Under fire in Gaza: Anti-corruption activist Marwa Abu Odeh

In Gaza, the month-long conflict – currently in a fragile ceasefire – has claimed close to 1,900 lives, nearly 400 of them children. About 485,000 people are internally displaced – including five members of our staff.

One of them is Marwa Abu Odeh, a project coordinator at Transparency International Palestine’s office in Gaza. Marwa manages a social accountability project, Tajaawob (Response), which aims to engage communities at a grassroots level with decision-makers.

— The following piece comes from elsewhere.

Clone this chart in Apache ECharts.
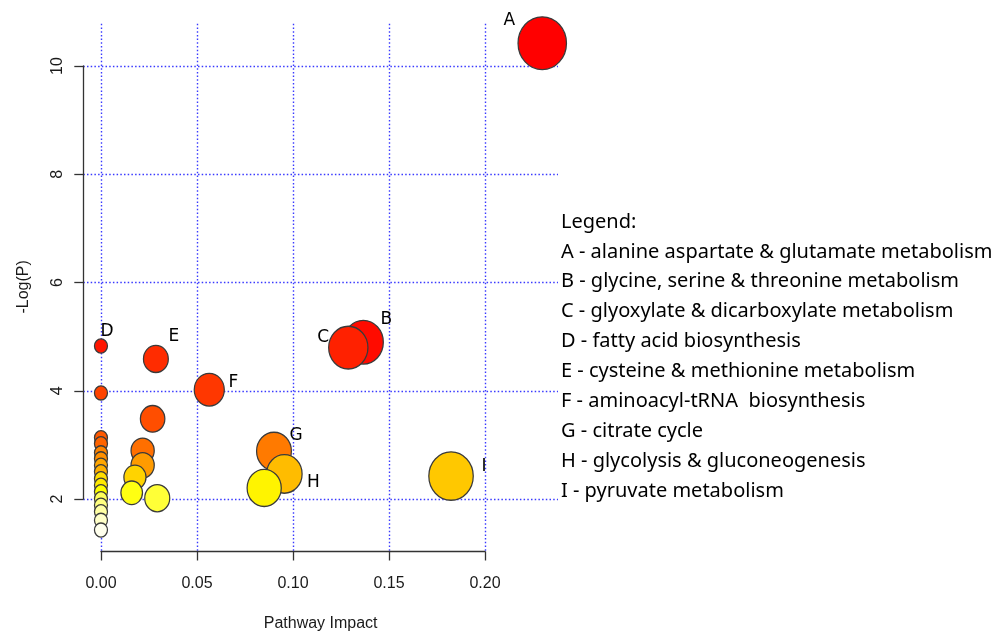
<!DOCTYPE html>
<html><head><meta charset="utf-8">
<script src="https://cdn.jsdelivr.net/npm/echarts@6/dist/echarts.min.js"></script>
<style>html,body{margin:0;padding:0;background:#fff}#c{width:1000px;height:637px}</style>
</head><body><div id="c"></div>
<script>
// ---- data (sorted by -log(p), descending = drawing order) ----
const pathwayLabels = ["A","B","D","C","E","F","","","","","","G","","","","","","H","I","","","","","","","","","","","",""];
const impact  = [0.2298,0.1366,0.0,0.1288,0.0286,0.0564,0.0,0.0269,0.0,0.0,0.0217,0.0901,0.0,0.0,0.0217,0.0,0.0,0.0955,0.1823,0.0177,0.0,0.0,0.085,0.0,0.016,0.0293,0.0,0.0,0.0,0.0,0.0];
const negLogP = [10.42,4.88,4.81,4.78,4.57,4.00,3.94,3.46,3.11,3.00,2.87,2.86,2.83,2.72,2.60,2.60,2.48,2.44,2.40,2.38,2.35,2.23,2.18,2.11,2.09,1.99,1.98,1.86,1.74,1.58,1.40];
const xTicks = [0, 0.05, 0.10, 0.15, 0.20];
const yTicks = [2, 4, 6, 8, 10];
const xTitle = "Pathway Impact";
const yTitle = "-Log(P)";
const legendTitle = "Legend:";
const legendLines = [
  "A - alanine aspartate & glutamate metabolism",
  "B - glycine, serine & threonine metabolism",
  "C - glyoxylate & dicarboxylate metabolism",
  "D - fatty acid biosynthesis",
  "E - cysteine & methionine metabolism",
  "F - aminoacyl-tRNA  biosynthesis",
  "G - citrate cycle",
  "H - glycolysis & gluconeogenesis",
  "I - pyruvate metabolism"
];

// ---- styles ----
const labelOffsets = {A:[-33,-23],B:[23,-23],C:[-25,-10],D:[6,-14],E:[18,-22],F:[24,-7],G:[22,-16],H:[29,9],I:[33,-9]};

function hsv2hex(h, s, v) {
  const i = Math.floor(h * 6), f = h * 6 - i;
  const p = v * (1 - s), q = v * (1 - f * s), t = v * (1 - (1 - f) * s);
  let r, g, b;
  switch (i % 6) {
    case 0: r=v; g=t; b=p; break; case 1: r=q; g=v; b=p; break;
    case 2: r=p; g=v; b=t; break; case 3: r=p; g=q; b=v; break;
    case 4: r=t; g=p; b=v; break; default: r=v; g=p; b=q;
  }
  const hx = x => Math.round(x * 255).toString(16).padStart(2, '0');
  return '#' + hx(r) + hx(g) + hx(b);
}
// R's heat.colors(n)
function heatColors(n) {
  const j = Math.floor(n / 4), i = n - j, out = [];
  for (let k = 0; k < i; k++) out.push(hsv2hex(i > 1 ? (k / (i - 1)) / 6 : 0, 1, 1));
  for (let k = 0; k < j; k++) {
    const s0 = 1 - 1 / (2 * j), s1 = 1 / (2 * j);
    out.push(hsv2hex(1 / 6, j > 1 ? s0 + (s1 - s0) * k / (j - 1) : s0, 1));
  }
  return out;
}
const cols = heatColors(negLogP.length);

const points = negLogP.map((y, k) => {
  const nm = pathwayLabels[k];
  return {
    value: [impact[k], y],
    name: nm,
    itemStyle: { color: cols[k] },
    label: nm ? { show: true, offset: labelOffsets[nm] } : { show: false }
  };
});

const dotted = { color: '#3a3aff', width: 1.4, type: [1.5, 2.2] };
const axisTxt = { fontFamily: 'Liberation Sans, Arial, sans-serif', fontSize: 16, color: '#1a1a1a' };

const chart = echarts.init(document.getElementById('c'), null, { renderer: 'canvas' });
chart.setOption({
  animation: false,
  backgroundColor: '#ffffff',
  title: {
    left: 561, top: 207, padding: 0,
    text: [legendTitle].concat(legendLines).join('\n'),
    textStyle: { fontFamily: 'Noto Sans, sans-serif', fontSize: 20, fontWeight: 'normal', color: '#000', lineHeight: 29.9 }
  },
  grid: [
    { left: 83.3, right: 442, top: 23.8, bottom: 85.5 },   // plot region
    { left: 101, right: 515, top: 23.8, bottom: 85.5 },    // x axis span 0..0.2
    { left: 83.3, right: 442, top: 66, bottom: 138 }       // y axis span 2..10
  ],
  xAxis: [
    { gridIndex: 0, type: 'value', min: -0.0092, max: 0.238,
      name: xTitle, nameLocation: 'middle', nameGap: 66, nameTextStyle: axisTxt,
      axisLine: { show: false }, axisTick: { show: false }, axisLabel: { show: false }, splitLine: { show: false } },
    { gridIndex: 1, type: 'value', min: xTicks[0], max: xTicks[xTicks.length - 1], interval: xTicks[1] - xTicks[0],
      axisLine: { show: true, onZero: false, lineStyle: { color: '#333', width: 1.3 } },
      axisTick: { show: true, length: 9, lineStyle: { color: '#333', width: 1.3 } },
      axisLabel: { margin: 24, ...axisTxt, formatter: v => v.toFixed(2) },
      splitLine: { show: true, lineStyle: dotted } },
    { gridIndex: 2, type: 'value', show: false, min: 0, max: 1 }
  ],
  yAxis: [
    { gridIndex: 0, type: 'value', min: 1.03, max: 10.78,
      name: yTitle, nameLocation: 'middle', nameGap: 52, nameRotate: 90, nameTextStyle: axisTxt,
      axisLine: { show: false }, axisTick: { show: false }, axisLabel: { show: false }, splitLine: { show: false } },
    { gridIndex: 1, type: 'value', show: false, min: 0, max: 1 },
    { gridIndex: 2, type: 'value', min: yTicks[0], max: yTicks[yTicks.length - 1], interval: yTicks[1] - yTicks[0],
      axisLine: { show: true, onZero: false, lineStyle: { color: '#333', width: 1.3 } },
      axisTick: { show: true, length: 9, lineStyle: { color: '#333', width: 1.3 } },
      axisLabel: { margin: 18, rotate: 90, ...axisTxt },
      splitLine: { show: true, lineStyle: dotted } }
  ],
  series: [{
    type: 'scatter',
    xAxisIndex: 0, yAxisIndex: 0,
    clip: false,
    symbol: 'circle',
    symbolSize: v => { const d = Math.max(13, 12 + 76 * Math.sqrt(v[0])); return [d, d * 1.09]; },
    itemStyle: { borderColor: '#3a3a3a', borderWidth: 1.3, opacity: 1 },
    label: { position: 'inside', formatter: '{b}', fontFamily: 'DejaVu Sans, sans-serif', fontSize: 17, color: '#000' },
    emphasis: { disabled: true },
    data: points
  }]
});
</script>
</body></html>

The project, run in partnership with organisations such as BBC Media Action, Muftah and Oxfam, has formed a local citizens’ committee comprised mostly of young people, who monitor the delivery and implementation of social services to economically disadvantaged areas in Gaza.

Over the past month, all activities at our Gaza office have ceased and staff have been taking shelter in their homes. We conducted the interview with Marwa on 30 July before the current ceasefire and followed up on 6 August during the 72-hour ceasefire.

 What has it been like for you in the past few weeks?

I don’t move or leave my brother’s house. We wait for water or electricity. There’s nothing to do, we are bunkered down in our homes or what’s left of them and then we go through the daily rounds of calling and checking up on our family and friends. We haven’t had electricity for five days, but luckily my brother has a generator that we turn on only once a day between 10-11:00pm to charge our phones and watch the latest reports.

Can you give us a chronology of events of how this conflict has affected you?

On 18 July we heard lots of loud gunfire on our street, which is named after our family Abu Odeh, in the centre of Beit Hanoun. At first we stayed in the apartment, but by 3:30am the strikes began and we were extremely afraid – especially of the flechettes (dart-spraying bombs) dropping on our suburb. My family and I started running towards Beit Hanoun hospital, we just wanted to be in a public space, thinking there wouldn’t be strikes there, staying from 4:30am to 6:00am. But they started bombing the children’s wing of the hospital so we kept on running.

My elder sister was dragging her disabled children as we ran toward the UNRWA (UN Relief and Works Agency) school, which is about 2 kilometres away from the hospital. Buildings were being struck everywhere as we were ducking from the haphazard firing. All I remember is people running everywhere. From Beit Hanoun, with a population of about 48,000, we finally made it to my brother’s house at 4:00pm. The journey normally takes 15 minutes by car, but we had to be cautious in avoiding the continuous strikes.

Some of my large extended family stayed at the UNRWA school in Beit Hanoun, about 500 of them, and about a week ago we heard news of fresh strikes on the school. It was an unexpected shelling where they hit children playing in the school yard – it killed 16 people, including my cousin Awad Abu Odeh, 43. His four-year-old daughter escaped with serious injuries. I have had another cousin killed, Alaa, when he was outside on the street.

How did you find out about these deaths in your family?

The radio announces the names of the dead daily.

What do you foresee in the coming days?

This has been the worst war. Every three years a new assault begins and we pay the price. I feel depressed. I seriously do not know what to expect because we are tired of the siege. We want a lasting solution. If UNRWA, a UN body, is still being hit, then what hope do we have? Where are we going to go – we cannot throw ourselves in the sea.

My family and I, about a week ago, returned to recover and look for any possessions from the rubble site where our building used to stand and the stench was unbearable from rotting bodies. I saw corpses, or parts of them, being pulled out by the Red Cross workers and it broke me.

This is just my story, and I feel lucky so far, but it is repeated all over Gaza in Shujaiya, Beit Lahiya, Rafah and Khan Younes. There are no expectations, only hopes for a life of dignity.

How are you and your colleagues feeling about not being able to continue your work?

Right before the conflict, we were finalising the strategic plan for Taajawob. We had conducted a series of trainings for the citizens’ committee members and drew up codes of conduct that were to be shared in a public meeting with citizens to inform them of their rights. Now that there’s a lull in the military strikes, I have been able to see my colleagues and see if the office is still standing.

We went and tried to comfort our colleague Rami who has tragically lost eight members of his family including his father, mother and sister. It was heartbreaking and sad to see him in such a state. The sadness is always there.

We meet at 11:00am for a couple of hours and are already planning to provide psychosocial programmes for the thousands of children that need it after this conflict ends.

Gaza office staff from left to right: Wael Baalousha, Bakr Al Turkmani, Marwa Abu Odeh, Wala Al Qawasmi. Rami Wahdan, not present in the photo, is also a member of the Gaza staff.